12月14日に投開票される今回の衆議院総選挙は、安倍首相自ら名付けて「アベノミクス解散」。安倍政権の経済政策であるアベノミクスをこのまま継続していいかどうかを問う選挙というわけだ。

 そこでDOLでは「シリーズ・日本のアジェンダ」で、アベノミクスをはじめ安倍政権が進めてきた社会保障、格差問題、エネルギー政策、女性活躍、外交について、その成果を検証する。1回目は直感的に分かる「アベノミクスの通信簿」をお送りする。

物価上昇、名目GDPは上向きだが
消費増税の影響判断にミス

 まずは、復習。アベノミクスとは「第1の矢」である大胆な金融緩和と、「第2の矢」である機動的な財政政策、「第3の矢」である民間投資を喚起する成長戦略、という3本の矢から成り立っている。
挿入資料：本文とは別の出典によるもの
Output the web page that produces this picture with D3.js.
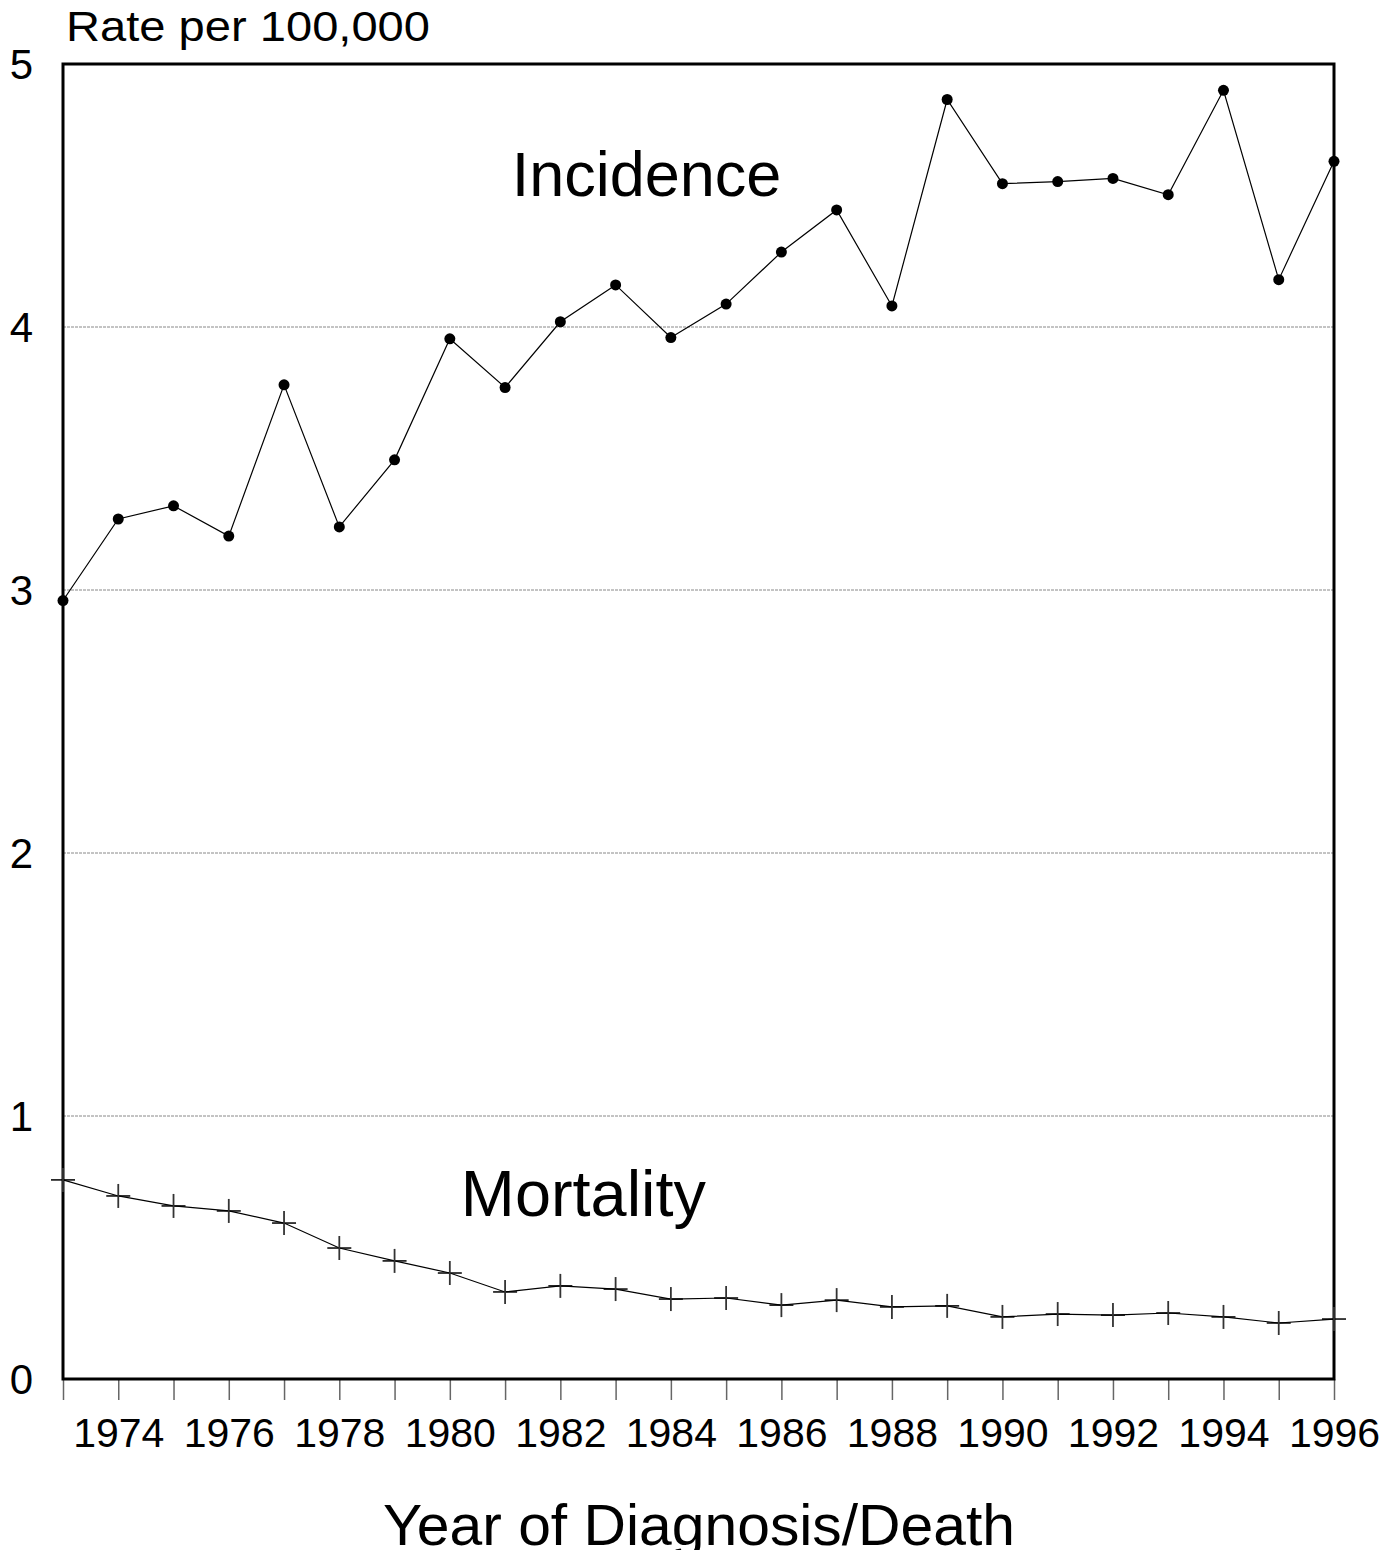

 大胆な金融緩和は、この15年間近く続いてきたデフレマインドをインフレマインドに転換させることが最大の狙いだ。人々のマインドが「物価が上がるぞ」というインフレ期待(予想)に転ずれば、消費や企業の設備投資が活発になり、企業収益が増えて賃金も上がり、さらに消費や投資が活発になる。この好循環に入るまで、当面の需要不足を補うのが財政出動で、好循環を長期的な安定成長につなげていく役割を担うのが、国内に新しいビジネスチャンスを提供する成長戦略だ。ここでは第1の矢と第2の矢を軸に評価する

 では、総合成績としてのGDP(国内総総生産、図表1は暦年ベース)から見てみよう。安倍政権が掲げる目標は名目GDP成長率3%程度、実質GDP成長率2%程度である。

「名目」はその時の金額ベースで測った数字、「実質」は物価変動の影響を取り除いた数字のこと。例えば、ある年に日本国が1年に1台自動車を生産し、価格が100万円だったとすると、名目、実質GDPとも100万円となる。翌年も生産は同じく1台だが、価格が110万円に上がったとすると、名目GDPは110万円で成長率は10%となるが、物価上昇の影響を除くと生産台数は1台で変わらないので、実質GDPは0%成長で、実際は豊かになってはいないということになる。